Sculptographer? What is that you ask? It made perfect sense when I first saw Anna Church’s work at the 20th Annual Riverdale Artwalk this past June. It made even more sense when I finally sat down with her in her Toronto home in July. Though the word hasn’t yet been put in the Oxford dictionary, it will in due course. A Sculptographer coined by one of Church’s colleagues, is a person who composes objects whether it be found or made, into a harmonious presentation, then captured by a camera – and as a trained and very skilled prop stylist, picking up a camera to shoot her work made her exactly such.
Now, why should you ask, would I be blogging about an artist on a property photography site? Anna Church’s work is a hybrid of craft and fine art. It’s conceptual as much as it is aesthetically appealing that connects with art collectors and other fine artists. And then there’s this craftsmanship that connects well with interior decorators, designers and crafts people. She walks on this fine line with such grace, it complements the two worlds of art and craft in which not many people can achieve.
And not to mention Church’s art can make a room all that more stunning. Not only for its aesthetics, but also for the emotional, intellectual and personal connection one can experience with her art. And by placing her art in a room, it can make a room all the more comfortable for the viewer.
As a trained visual merchandiser and prop stylist myself, I was in awe by what I saw in her home. And as visual merchandisers, we are trained to create a strong visual impression once a shopper enters just three feet into a store. She nailed it for me at less than a foot: weathered metal lockers situated in her foyer, hanging buntings and a what seemed to be a nautical-type flag, a braided graphic carpet in the sitting room, and exquisite deer antlers to be used for her upcoming project.
Anna certainly lives and breathes her art and as a viewer you wouldn’t be surprise if you did the same. She doesn’t just make art for art’s sake “I like to have a concept and have meaning behind everything that I do,” Says Church, “It’s not just creation for the sake of being a creation.” Her art captures you and invites you on a nostalgic journey of memories long forgotten. This feeling of nostalgia often brings one to a safe haven or the familiarity of home. And whether the notion of home is a permanent space or not, this familiarity of ones past is brought into the present. Anna’s personality helped me become all the more comfortable in her space. Her charming personality and her passion for her craft is so apparent in the way she talks, walks and designed her home nestled in Leslieville.
She welcomed me with open arms and took me to her studio where we talked in more detail about her work. Her very first series was something she did “on the sideline” as she described it, while working as a prop stylist in New Zealand. It then morphed into a series of editions, which was an instant success.

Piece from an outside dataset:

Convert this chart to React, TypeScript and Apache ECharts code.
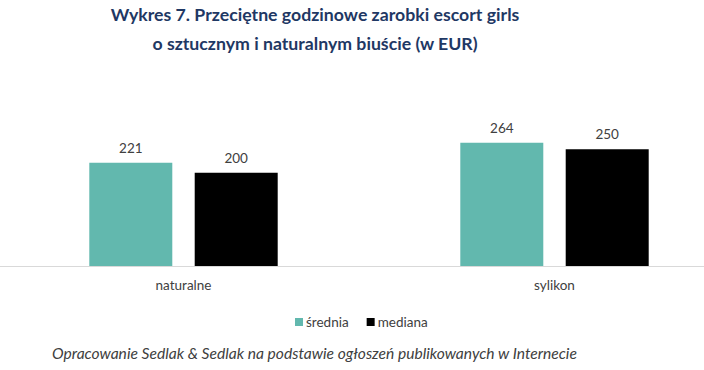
import React, { useEffect, useRef } from "react";
import * as echarts from "echarts";

const categories = ["naturalne", "sylikon"];
const seriesNames = ["średnia", "mediana"];
const sredniaValues = [221, 264];
const medianaValues = [200, 250];
const titleLines = [
  "Wykres 7. Przeciętne godzinowe zarobki escort girls",
  "o sztucznym i naturalnym biuście (w EUR)",
];
const sourceNote = "Opracowanie Sedlak & Sedlak na podstawie ogłoszeń publikowanych w Internecie";

const FONT = "Lato, 'Open Sans', sans-serif";

export default function App() {
  const ref = useRef<HTMLDivElement>(null);
  useEffect(() => {
    if (!ref.current) return;
    const chart = echarts.init(ref.current, null, { renderer: "svg" });
    chart.setOption({
      animation: false,
      backgroundColor: "#ffffff",
      title: {
        text: titleLines.join("\n"),
        left: 315,
        top: 0,
        padding: 0,
        textAlign: "center",
        textStyle: {
          fontFamily: FONT,
          fontWeight: "bold",
          fontSize: 17.7,
          color: "#1F3864",
          lineHeight: 29,
        },
      },
      grid: {
        left: -2,
        width: 742,
        top: 126,
        height: 140,
        containLabel: false,
        outerBoundsMode: "none",
      },
      xAxis: {
        type: "category",
        data: categories,
        axisLine: { show: true, lineStyle: { color: "#d9d9d9", width: 1 } },
        axisTick: { show: false },
        axisLabel: { fontFamily: FONT, fontSize: 13.5, color: "#404040", margin: 12 },
      },
      yAxis: {
        type: "value",
        min: 0,
        max: 300,
        show: false,
        splitLine: { show: false },
      },
      legend: {
        data: seriesNames,
        left: 290,
        top: 310,
        itemWidth: 8,
        itemHeight: 8,
        itemGap: 18,
        icon: "rect",
        textStyle: { fontFamily: FONT, fontSize: 13.5, color: "#404040", padding: [0, 0, 0, -2] },
      },
      series: [
        {
          name: seriesNames[0],
          type: "bar",
          data: sredniaValues,
          barWidth: 83,
          barGap: "27%",
          itemStyle: { color: "#62B8AE" },
          label: { show: true, position: "top", distance: 8, fontFamily: FONT, fontSize: 13.5, color: "#404040" },
        },
        {
          name: seriesNames[1],
          type: "bar",
          data: medianaValues,
          barWidth: 83,
          barGap: "27%",
          itemStyle: { color: "#000000" },
          label: { show: true, position: "top", distance: 8, fontFamily: FONT, fontSize: 13.5, color: "#404040" },
        },
      ],
      graphic: [
        {
          type: "text",
          left: 52,
          top: 345,
          style: {
            text: sourceNote,
            fontFamily: FONT,
            fontStyle: "italic",
            fontSize: 15.6,
            fill: "#404040",
          },
        },
      ],
    });
    return () => chart.dispose();
  }, []);
  return <div ref={ref} style={{ width: 704, height: 370, position: "absolute", left: 0, top: 0 }} />;
}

“Finding objects is quite inspiring,” says Church, I work on my ides for quite a while,” as she mentioned that her concepts often incubates in her mind, and it gives birth nearly a year later. And the wait is all that much more worth it: bison heads, zebra and shoes, cutlery and metals – everything that one can connect to once you spend a little time ‘reading’ her art.
“It’s awesome watching people view [my sculptographs] for the first time,” Says Church, “Especially while I’m at a booth and people walking pass and say, well it’s a bunch of metals, well [I say,] come, come over and take a closer look. And that was the surprise and wonder and experience with what I see when they go and say “ah, I get it”.” Her work is about having a narrative. Each object represents something in the picture. And as you look at each object you read a multiple of chapters that becomes not just a visual but also a literary experience.
Her art is about seeing the big picture as much as it is exploring up close to the finer details to discover another layer to her work. And by doing so, viewers, as Anna put it, “Get behind the concept and live the art.” And to have her work in a living space helps you do just that.